▶ PROBLEM
Transcribe every line exactly. Leave the pictures behind.

==== THE DATA ====

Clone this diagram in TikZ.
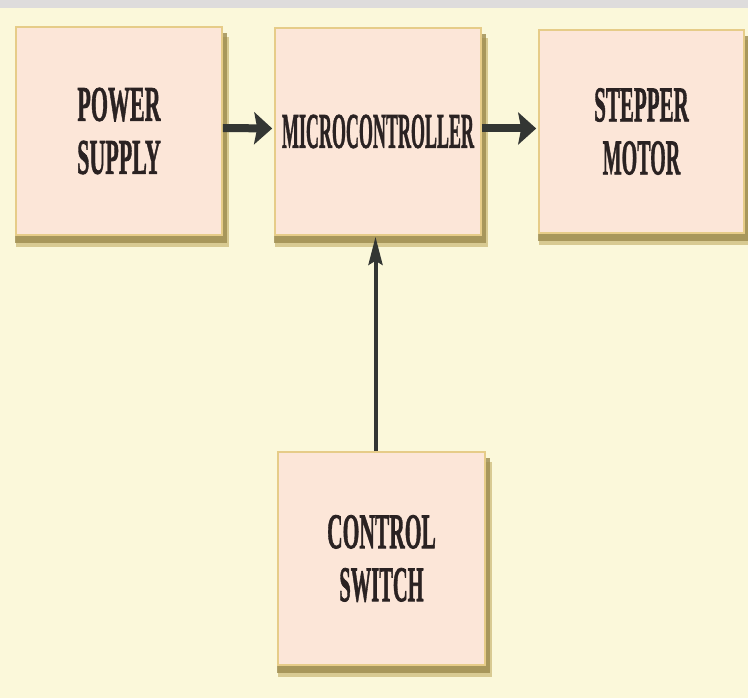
\documentclass[tikz,border=0pt]{standalone}
\usepackage{fontspec}
\usepackage{graphicx}
\setmainfont{Liberation Serif}
\newfontfamily\heavyfont{Liberation Serif Bold}[FakeBold=1.6]
\usetikzlibrary{arrows.meta,backgrounds}
\definecolor{bgcol}{HTML}{FBF8DA}
\definecolor{topband}{HTML}{DEDCDC}
\definecolor{boxfill}{HTML}{FCE6D8}
\definecolor{boxedge}{HTML}{E6CC88}
\definecolor{shadowA}{HTML}{D8CA92}
\definecolor{shadowB}{HTML}{9C8B4E}
\definecolor{txtcol}{HTML}{2A2222}
\definecolor{arrcol}{HTML}{333633}
\newcommand\cond[2]{\scalebox{#1}[1]{#2}}
\begin{document}
\begin{tikzpicture}[x=1pt,y=-1pt,
  box/.style={draw=boxedge, line width=1.6pt, fill=boxfill, inner sep=0pt,
    align=center, text=txtcol,
    font=\fontsize{50}{53}\selectfont\heavyfont},
  harrow/.style={draw=arrcol, line width=8pt,
    -{Stealth[length=18pt,width=32pt,inset=3pt]}, shorten >=2pt},
  varrow/.style={draw=arrcol, line width=4pt,
    -{Stealth[length=28pt,width=14pt,inset=4pt]}, shorten >=1pt}]
\useasboundingbox (0,0) rectangle (748,698);

\node[box, minimum width=206pt, minimum height=208pt] (ps) at (119,131)
  {\cond{0.44}{POWER}\\\cond{0.44}{SUPPLY}};
\node[box, minimum width=206pt, minimum height=207pt] (mc) at (378,131.5)
  {\cond{0.36}{MICROCONTROLLER}};
\node[box, minimum width=205pt, minimum height=203pt] (sm) at (641.5,131.5)
  {\cond{0.42}{STEPPER}\\\cond{0.40}{MOTOR}};
\node[box, minimum width=207pt, minimum height=213pt] (cs) at (381.5,558.5)
  {\cond{0.43}{CONTROL}\\\cond{0.41}{SWITCH}};

\begin{scope}[on background layer]
  \fill[bgcol] (0,0) rectangle (748,698);
  \fill[topband] (0,0) rectangle (748,8);
  \foreach \n in {ps,mc,sm,cs}{
    \fill[shadowA] ([xshift=1pt,yshift=-11pt]\n.north west) rectangle ([xshift=6pt,yshift=-11pt]\n.south east);
    \fill[shadowB, opacity=0.8] ([xshift=0pt,yshift=-7pt]\n.north west) rectangle ([xshift=4pt,yshift=-7pt]\n.south east);
  }
\end{scope}

\draw[harrow] ([yshift=3pt]ps.east) -- ([yshift=3pt]mc.west);
\draw[harrow] ([yshift=3pt]mc.east) -- ([yshift=3pt]sm.west);
\draw[varrow] ([xshift=-6pt]cs.north) -- ([xshift=-6pt]cs.north |- mc.south);
\end{tikzpicture}
\end{document}
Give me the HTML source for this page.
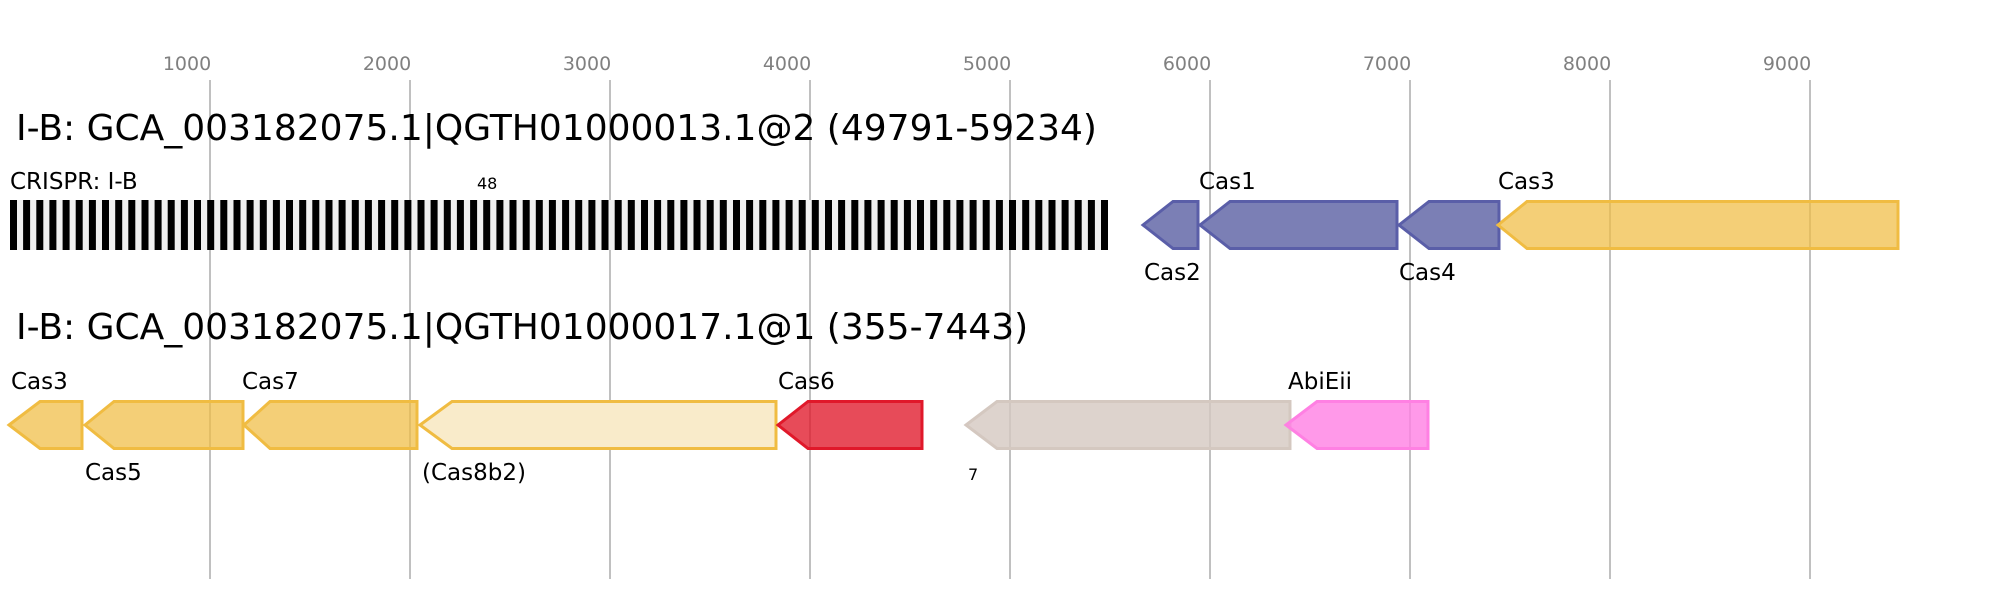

====

▶ RESPONSE
Clone this diagram in TikZ.
\documentclass[tikz,border=0pt]{standalone}
\usepackage{fontspec}
\usepackage{graphicx}
\setmainfont{Liberation Serif}
\newfontfamily\heavyfont{Liberation Serif Bold}[FakeBold=1.6]
\usetikzlibrary{arrows.meta,backgrounds}
\definecolor{bgcol}{HTML}{FBF8DA}
\definecolor{topband}{HTML}{DEDCDC}
\definecolor{boxfill}{HTML}{FCE6D8}
\definecolor{boxedge}{HTML}{E6CC88}
\definecolor{shadowA}{HTML}{D8CA92}
\definecolor{shadowB}{HTML}{9C8B4E}
\definecolor{txtcol}{HTML}{2A2222}
\definecolor{arrcol}{HTML}{333633}
\newcommand\cond[2]{\scalebox{#1}[1]{#2}}
\begin{document}
\begin{tikzpicture}[x=1pt,y=-1pt,
  box/.style={draw=boxedge, line width=1.6pt, fill=boxfill, inner sep=0pt,
    align=center, text=txtcol,
    font=\fontsize{50}{53}\selectfont\heavyfont},
  harrow/.style={draw=arrcol, line width=8pt,
    -{Stealth[length=18pt,width=32pt,inset=3pt]}, shorten >=2pt},
  varrow/.style={draw=arrcol, line width=4pt,
    -{Stealth[length=28pt,width=14pt,inset=4pt]}, shorten >=1pt}]
\useasboundingbox (0,0) rectangle (748,698);

\node[box, minimum width=206pt, minimum height=208pt] (ps) at (119,131)
  {\cond{0.44}{POWER}\\\cond{0.44}{SUPPLY}};
\node[box, minimum width=206pt, minimum height=207pt] (mc) at (378,131.5)
  {\cond{0.36}{MICROCONTROLLER}};
\node[box, minimum width=205pt, minimum height=203pt] (sm) at (641.5,131.5)
  {\cond{0.42}{STEPPER}\\\cond{0.40}{MOTOR}};
\node[box, minimum width=207pt, minimum height=213pt] (cs) at (381.5,558.5)
  {\cond{0.43}{CONTROL}\\\cond{0.41}{SWITCH}};

\begin{scope}[on background layer]
  \fill[bgcol] (0,0) rectangle (748,698);
  \fill[topband] (0,0) rectangle (748,8);
  \foreach \n in {ps,mc,sm,cs}{
    \fill[shadowA] ([xshift=1pt,yshift=-11pt]\n.north west) rectangle ([xshift=6pt,yshift=-11pt]\n.south east);
    \fill[shadowB, opacity=0.8] ([xshift=0pt,yshift=-7pt]\n.north west) rectangle ([xshift=4pt,yshift=-7pt]\n.south east);
  }
\end{scope}

\draw[harrow] ([yshift=3pt]ps.east) -- ([yshift=3pt]mc.west);
\draw[harrow] ([yshift=3pt]mc.east) -- ([yshift=3pt]sm.west);
\draw[varrow] ([xshift=-6pt]cs.north) -- ([xshift=-6pt]cs.north |- mc.south);
\end{tikzpicture}
\end{document}
Give me the HTML source for this page.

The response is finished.